DATASET EXTRACT:
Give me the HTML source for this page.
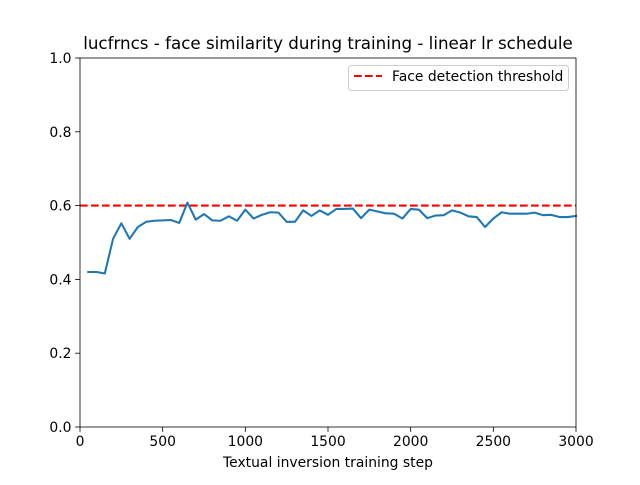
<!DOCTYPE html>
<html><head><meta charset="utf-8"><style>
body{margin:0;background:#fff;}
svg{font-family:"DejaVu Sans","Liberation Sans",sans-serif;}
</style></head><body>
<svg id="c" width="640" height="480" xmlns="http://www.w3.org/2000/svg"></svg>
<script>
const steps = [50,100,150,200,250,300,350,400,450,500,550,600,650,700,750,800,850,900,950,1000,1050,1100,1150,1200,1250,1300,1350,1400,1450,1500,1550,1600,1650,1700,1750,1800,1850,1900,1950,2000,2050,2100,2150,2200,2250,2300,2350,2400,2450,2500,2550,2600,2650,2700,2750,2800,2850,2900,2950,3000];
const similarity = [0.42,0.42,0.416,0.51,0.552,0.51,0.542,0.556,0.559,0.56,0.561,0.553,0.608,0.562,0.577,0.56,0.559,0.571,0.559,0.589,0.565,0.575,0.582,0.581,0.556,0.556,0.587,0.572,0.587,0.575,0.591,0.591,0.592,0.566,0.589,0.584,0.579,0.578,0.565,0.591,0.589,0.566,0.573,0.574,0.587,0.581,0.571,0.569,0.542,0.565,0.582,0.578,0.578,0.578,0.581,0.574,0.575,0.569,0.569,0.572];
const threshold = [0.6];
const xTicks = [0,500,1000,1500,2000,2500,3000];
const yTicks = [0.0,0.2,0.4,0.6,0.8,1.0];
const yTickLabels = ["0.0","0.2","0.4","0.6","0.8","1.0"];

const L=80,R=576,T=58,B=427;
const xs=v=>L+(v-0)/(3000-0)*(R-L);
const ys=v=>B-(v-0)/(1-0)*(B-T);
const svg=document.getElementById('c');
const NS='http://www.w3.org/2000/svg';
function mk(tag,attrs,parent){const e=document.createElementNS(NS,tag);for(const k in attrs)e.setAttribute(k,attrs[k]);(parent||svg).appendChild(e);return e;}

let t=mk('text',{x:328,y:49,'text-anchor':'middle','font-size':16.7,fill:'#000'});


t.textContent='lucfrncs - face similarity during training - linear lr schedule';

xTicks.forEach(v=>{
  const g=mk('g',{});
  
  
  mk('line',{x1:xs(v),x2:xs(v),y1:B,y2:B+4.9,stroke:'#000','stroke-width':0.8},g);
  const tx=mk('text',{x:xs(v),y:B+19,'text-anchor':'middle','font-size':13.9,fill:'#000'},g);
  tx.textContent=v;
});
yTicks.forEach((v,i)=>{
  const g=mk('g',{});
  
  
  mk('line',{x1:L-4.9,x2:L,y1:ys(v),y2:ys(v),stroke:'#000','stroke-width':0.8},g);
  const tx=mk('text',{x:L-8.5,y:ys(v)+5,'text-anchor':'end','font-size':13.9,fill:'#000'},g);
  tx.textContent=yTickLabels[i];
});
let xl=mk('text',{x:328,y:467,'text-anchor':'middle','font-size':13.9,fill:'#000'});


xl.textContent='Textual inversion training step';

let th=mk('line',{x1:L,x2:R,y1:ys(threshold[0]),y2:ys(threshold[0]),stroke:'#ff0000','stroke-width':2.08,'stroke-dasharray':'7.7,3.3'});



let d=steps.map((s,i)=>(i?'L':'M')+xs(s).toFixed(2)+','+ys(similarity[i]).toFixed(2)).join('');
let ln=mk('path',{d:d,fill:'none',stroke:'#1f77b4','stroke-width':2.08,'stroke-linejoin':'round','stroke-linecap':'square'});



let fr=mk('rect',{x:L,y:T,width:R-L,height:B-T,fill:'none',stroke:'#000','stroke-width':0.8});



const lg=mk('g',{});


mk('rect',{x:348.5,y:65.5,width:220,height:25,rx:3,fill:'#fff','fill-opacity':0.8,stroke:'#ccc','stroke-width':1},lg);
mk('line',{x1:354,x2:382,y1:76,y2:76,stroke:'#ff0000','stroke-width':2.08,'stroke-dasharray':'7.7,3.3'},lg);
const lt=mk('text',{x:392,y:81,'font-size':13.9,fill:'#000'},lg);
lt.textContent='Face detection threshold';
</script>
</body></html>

SET EXERCISE: Repeat the data exactly, excluding the pictures.

FINAL ANSWER:
Give me the HTML source for this page.
<!DOCTYPE html>
<html><head><meta charset="utf-8"><style>
body{margin:0;background:#fff;}
svg{font-family:"DejaVu Sans","Liberation Sans",sans-serif;}
</style></head><body>
<svg id="c" width="640" height="480" xmlns="http://www.w3.org/2000/svg"></svg>
<script>
const steps = [50,100,150,200,250,300,350,400,450,500,550,600,650,700,750,800,850,900,950,1000,1050,1100,1150,1200,1250,1300,1350,1400,1450,1500,1550,1600,1650,1700,1750,1800,1850,1900,1950,2000,2050,2100,2150,2200,2250,2300,2350,2400,2450,2500,2550,2600,2650,2700,2750,2800,2850,2900,2950,3000];
const similarity = [0.42,0.42,0.416,0.51,0.552,0.51,0.542,0.556,0.559,0.56,0.561,0.553,0.608,0.562,0.577,0.56,0.559,0.571,0.559,0.589,0.565,0.575,0.582,0.581,0.556,0.556,0.587,0.572,0.587,0.575,0.591,0.591,0.592,0.566,0.589,0.584,0.579,0.578,0.565,0.591,0.589,0.566,0.573,0.574,0.587,0.581,0.571,0.569,0.542,0.565,0.582,0.578,0.578,0.578,0.581,0.574,0.575,0.569,0.569,0.572];
const threshold = [0.6];
const xTicks = [0,500,1000,1500,2000,2500,3000];
const yTicks = [0.0,0.2,0.4,0.6,0.8,1.0];
const yTickLabels = ["0.0","0.2","0.4","0.6","0.8","1.0"];

const L=80,R=576,T=58,B=427;
const xs=v=>L+(v-0)/(3000-0)*(R-L);
const ys=v=>B-(v-0)/(1-0)*(B-T);
const svg=document.getElementById('c');
const NS='http://www.w3.org/2000/svg';
function mk(tag,attrs,parent){const e=document.createElementNS(NS,tag);for(const k in attrs)e.setAttribute(k,attrs[k]);(parent||svg).appendChild(e);return e;}

let t=mk('text',{x:328,y:49,'text-anchor':'middle','font-size':16.7,fill:'#000'});


t.textContent='lucfrncs - face similarity during training - linear lr schedule';

xTicks.forEach(v=>{
  const g=mk('g',{});
  
  
  mk('line',{x1:xs(v),x2:xs(v),y1:B,y2:B+4.9,stroke:'#000','stroke-width':0.8},g);
  const tx=mk('text',{x:xs(v),y:B+19,'text-anchor':'middle','font-size':13.9,fill:'#000'},g);
  tx.textContent=v;
});
yTicks.forEach((v,i)=>{
  const g=mk('g',{});
  
  
  mk('line',{x1:L-4.9,x2:L,y1:ys(v),y2:ys(v),stroke:'#000','stroke-width':0.8},g);
  const tx=mk('text',{x:L-8.5,y:ys(v)+5,'text-anchor':'end','font-size':13.9,fill:'#000'},g);
  tx.textContent=yTickLabels[i];
});
let xl=mk('text',{x:328,y:467,'text-anchor':'middle','font-size':13.9,fill:'#000'});


xl.textContent='Textual inversion training step';

let th=mk('line',{x1:L,x2:R,y1:ys(threshold[0]),y2:ys(threshold[0]),stroke:'#ff0000','stroke-width':2.08,'stroke-dasharray':'7.7,3.3'});



let d=steps.map((s,i)=>(i?'L':'M')+xs(s).toFixed(2)+','+ys(similarity[i]).toFixed(2)).join('');
let ln=mk('path',{d:d,fill:'none',stroke:'#1f77b4','stroke-width':2.08,'stroke-linejoin':'round','stroke-linecap':'square'});



let fr=mk('rect',{x:L,y:T,width:R-L,height:B-T,fill:'none',stroke:'#000','stroke-width':0.8});



const lg=mk('g',{});


mk('rect',{x:348.5,y:65.5,width:220,height:25,rx:3,fill:'#fff','fill-opacity':0.8,stroke:'#ccc','stroke-width':1},lg);
mk('line',{x1:354,x2:382,y1:76,y2:76,stroke:'#ff0000','stroke-width':2.08,'stroke-dasharray':'7.7,3.3'},lg);
const lt=mk('text',{x:392,y:81,'font-size':13.9,fill:'#000'},lg);
lt.textContent='Face detection threshold';
</script>
</body></html>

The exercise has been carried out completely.